• YOUR INSTRUCTIONS:
Everything from the first line of the data through the line with "(0,0) rectangle (1205,656);" is to be echoed exactly, minus the pictures.

• GIVEN INFORMATION:
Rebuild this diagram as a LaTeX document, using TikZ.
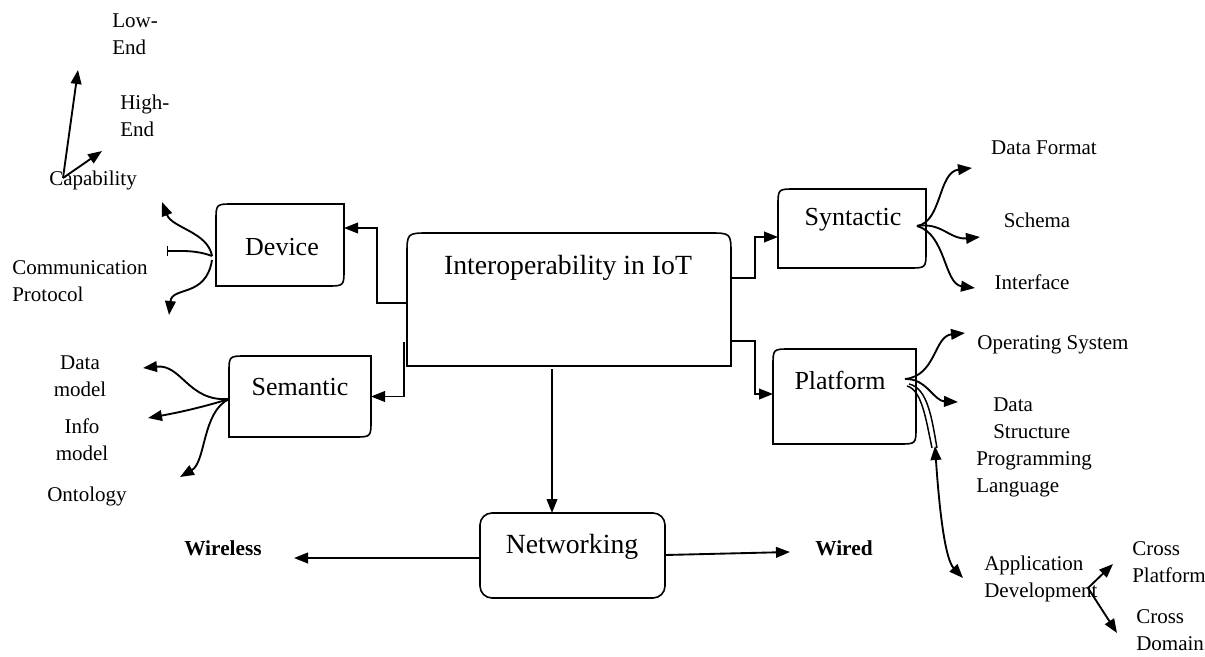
\documentclass[tikz,border=0pt]{standalone}
\usepackage{fontspec}
\setmainfont{Liberation Serif}
\usetikzlibrary{arrows.meta,calc,fit}
\newcommand\outlineTLBR[2]{%
 \draw[boxline] (#1.south west) -- ($(#1.north west)+(0,#2)$) .. controls (#1.north west) .. ($(#1.north west)+(#2,0)$) -- (#1.north east) -- ($(#1.south east)+(0,-#2)$) .. controls (#1.south east) .. ($(#1.south east)+(-#2,0)$) -- cycle;}
\begin{document}
\begin{tikzpicture}[x=0.75pt,y=-0.75pt,
  boxline/.style={line width=1.2pt},
  conn/.style={line width=1.4pt},
  tip/.style={-{Triangle[length=10.5pt,width=8pt]}},
  arr/.style={conn,tip},
  barend/.style={conn,-{Bar[width=8pt,line width=1.1pt]}},
  dblarr/.style={conn,{Triangle[length=10.5pt,width=8pt]}-{Triangle[length=10.5pt,width=8pt]}},
  frame/.style={inner sep=0pt,outer sep=0pt},
  lab/.style={inner sep=0pt,font=\fontsize{15.75pt}{20.25pt}\selectfont,align=left},
  clab/.style={lab,align=center},
  blab/.style={lab,font=\fontsize{16pt}{20pt}\selectfont\bfseries},
  boxlab/.style={inner sep=0pt,font=\fontsize{19.5pt}{23pt}\selectfont},
  biglab/.style={inner sep=0pt,font=\fontsize{20.8pt}{25pt}\selectfont}]
\useasboundingbox (0,0) rectangle (1205,656);

% ---- boxes
\node[frame,fit={(407,233) (731,366)}] (main) {};
\node[frame,fit={(216,204) (344,286)}] (device) {};
\node[frame,fit={(229,356) (371,437)}] (semantic) {};
\node[frame,fit={(778,189) (926,268)}] (syntactic) {};
\node[frame,fit={(773,349) (916,444)}] (platform) {};
\node[frame,draw,line width=1.2pt,rounded corners=9pt,fit={(480,513) (665,598)}] (networking) {};

\draw[boxline] (main.south west) -- ($(main.north west)+(0,22)$) .. controls (main.north west) .. ($(main.north west)+(22,0)$) -- ($(main.north east)+(-22,0)$) .. controls (main.north east) .. ($(main.north east)+(0,22)$) -- (main.south east) -- cycle;
\outlineTLBR{device}{17}
\outlineTLBR{semantic}{17}
\outlineTLBR{syntactic}{17}
\outlineTLBR{platform}{17}

% ---- box labels
\node[biglab] (mainlab) at (568,268) {Interoperability in IoT};
\node[boxlab] (devicelab) at (282,247) {Device};
\node[boxlab] (semanticlab) at (300,387) {Semantic};
\node[boxlab] (syntacticlab) at (853,220) {Syntactic};
\node[boxlab] (platformlab) at (840,380) {Platform};
\node[biglab] (networkinglab) at (572,547) {Networking};

% ---- leaf labels
\node[lab,anchor=west] (lowend) at (112,34) {Low-\\End};
\node[lab,anchor=west] (highend) at (120,116) {High-\\End};
\node[lab,anchor=west] (capability) at (49,180) {Capability};
\node[lab,anchor=west] (commprot) at (12,281) {Communication\\Protocol};
\node[clab] (datamodel) at (80,376.5) {Data\\model};
\node[clab] (infomodel) at (82,439.5) {Info\\model};
\node[lab] (ontology) at (87,496) {Ontology};
\node[blab] (wireless) at (223,548) {Wireless};
\node[blab] (wired) at (844,548) {Wired};
\node[lab] (dataformat) at (1044,148) {Data Format};
\node[lab] (schema) at (1037,220) {Schema};
\node[lab] (interface) at (1032,282) {Interface};
\node[lab] (os) at (1053,345) {Operating System};
\node[lab,anchor=west] (datastruct) at (993,418.5) {Data\\Structure};
\node[lab,anchor=west] (proglang) at (976,474) {Programming\\Language};
\node[lab,anchor=west] (appdev) at (984,578.5) {Application\\Development};
\node[lab,anchor=west] (crossplat) at (1132,562.5) {Cross\\Platform};
\node[lab,anchor=west] (crossdom) at (1136,630) {Cross\\Domain};

% ---- main connectors
\draw[arr] ($(main.north west)+(0,70)$) -| ($(device.north east)+(33,24)$) -- ($(device.north east)+(0,24)$);
\draw[arr] ($(main.north west)+(-3,109)$) |- (semantic.east);
\draw[arr] ($(main.north east)+(0,45)$) -- ++(24,0) |- ($(syntactic.north west)+(0,48)$);
\draw[arr] ($(main.north east)+(0,108)$) -- ++(24,0) |- ($(platform.north west)+(0,45)$);
\draw[arr] ($(main.south west)+(145,3)$) -- ($(networking.north west)+(72,0)$);
\draw[arr] ($(networking.north west)+(0,45)$) -- ($(networking.north west)+(-186,45)$);
\draw[arr] ($(networking.north east)+(0,42)$) -- ($(networking.north east)+(125,39)$);

% ---- capability
\coordinate (capO) at ($(capability.west)+(14,-2)$);
\coordinate (tLow) at (78,70);
\coordinate (tHigh) at (102,151);
\draw[arr] (capO) -- (tLow);
\draw[arr] (capO) -- (tHigh);

% ---- device branches
\coordinate (devO) at ($(device.west)+(-4,11)$);
\coordinate (tDevUp) at (162,202);
\coordinate (tDevBar) at (167,251);
\coordinate (tDevDown) at (169,315);
\draw[arr] (devO) .. controls (208,232) and (172,228) .. (tDevUp);
\draw[barend] (devO) .. controls (196,250) and (182,251) .. (tDevBar);
\draw[arr] ($(devO)+(0,4)$) .. controls (206,298) and (172,286) .. (tDevDown);

% ---- semantic branches
\coordinate (semO) at ($(semantic.west)+(0,2.5)$);
\coordinate (tData) at (143,368);
\coordinate (tInfo) at (148,418);
\coordinate (tOnto) at (180,477);
\draw[arr] (semO) .. controls (188,402) and (182,364) .. (tData);
\draw[arr] (semO) .. controls (200,408) and (176,413) .. (tInfo);
\draw[arr] (semO) .. controls (202,412) and (206,462) .. (tOnto);

% ---- syntactic branches
\coordinate (synO) at ($(syntactic.east)+(-9,-2.5)$);
\coordinate (tDF) at (972,168);
\coordinate (tSch) at (980,237);
\coordinate (tInt) at (975,288);
\draw[arr] (synO) .. controls (942,222) and (938,172) .. (tDF);
\draw[arr] (synO) .. controls (942,222) and (950,240) .. (tSch);
\draw[arr] (synO) .. controls (946,234) and (944,284) .. (tInt);

% ---- platform branches
\coordinate (plO) at ($(platform.east)+(-11,-17.5)$);
\coordinate (tOS) at (965,333);
\coordinate (tDS) at (958,402);
\coordinate (tUp) at (935,446);
\coordinate (tApp) at (963,578);
\draw[arr] (plO) .. controls (936,376) and (934,336) .. (tOS);
\draw[arr] (plO) .. controls (926,378) and (934,401) .. (tDS);
\draw[conn,line width=1.1pt] ($(plO)+(2,7)$) .. controls (922,390) and (926,420) .. ($(tUp)+(-3,2)$);
\draw[conn,line width=1.1pt] ($(plO)+(4,5)$) .. controls (928,388) and (932,420) .. ($(tUp)+(2,2)$);
\draw[dblarr] (tUp) .. controls (940,520) and (946,560) .. (tApp);

% ---- application development
\coordinate (appO) at (1088,588);
\coordinate (tCP) at (1113,564);
\coordinate (tCD) at (1117,633);
\draw[arr] (appO) -- (tCP);
\draw[arr] (appO) -- (tCD);
\end{tikzpicture}
\end{document}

• WRITTEN ANSWER:
Rebuild this diagram as a LaTeX document, using TikZ.
\documentclass[tikz,border=0pt]{standalone}
\usepackage{fontspec}
\setmainfont{Liberation Serif}
\usetikzlibrary{arrows.meta,calc,fit}
\newcommand\outlineTLBR[2]{%
 \draw[boxline] (#1.south west) -- ($(#1.north west)+(0,#2)$) .. controls (#1.north west) .. ($(#1.north west)+(#2,0)$) -- (#1.north east) -- ($(#1.south east)+(0,-#2)$) .. controls (#1.south east) .. ($(#1.south east)+(-#2,0)$) -- cycle;}
\begin{document}
\begin{tikzpicture}[x=0.75pt,y=-0.75pt,
  boxline/.style={line width=1.2pt},
  conn/.style={line width=1.4pt},
  tip/.style={-{Triangle[length=10.5pt,width=8pt]}},
  arr/.style={conn,tip},
  barend/.style={conn,-{Bar[width=8pt,line width=1.1pt]}},
  dblarr/.style={conn,{Triangle[length=10.5pt,width=8pt]}-{Triangle[length=10.5pt,width=8pt]}},
  frame/.style={inner sep=0pt,outer sep=0pt},
  lab/.style={inner sep=0pt,font=\fontsize{15.75pt}{20.25pt}\selectfont,align=left},
  clab/.style={lab,align=center},
  blab/.style={lab,font=\fontsize{16pt}{20pt}\selectfont\bfseries},
  boxlab/.style={inner sep=0pt,font=\fontsize{19.5pt}{23pt}\selectfont},
  biglab/.style={inner sep=0pt,font=\fontsize{20.8pt}{25pt}\selectfont}]
\useasboundingbox (0,0) rectangle (1205,656);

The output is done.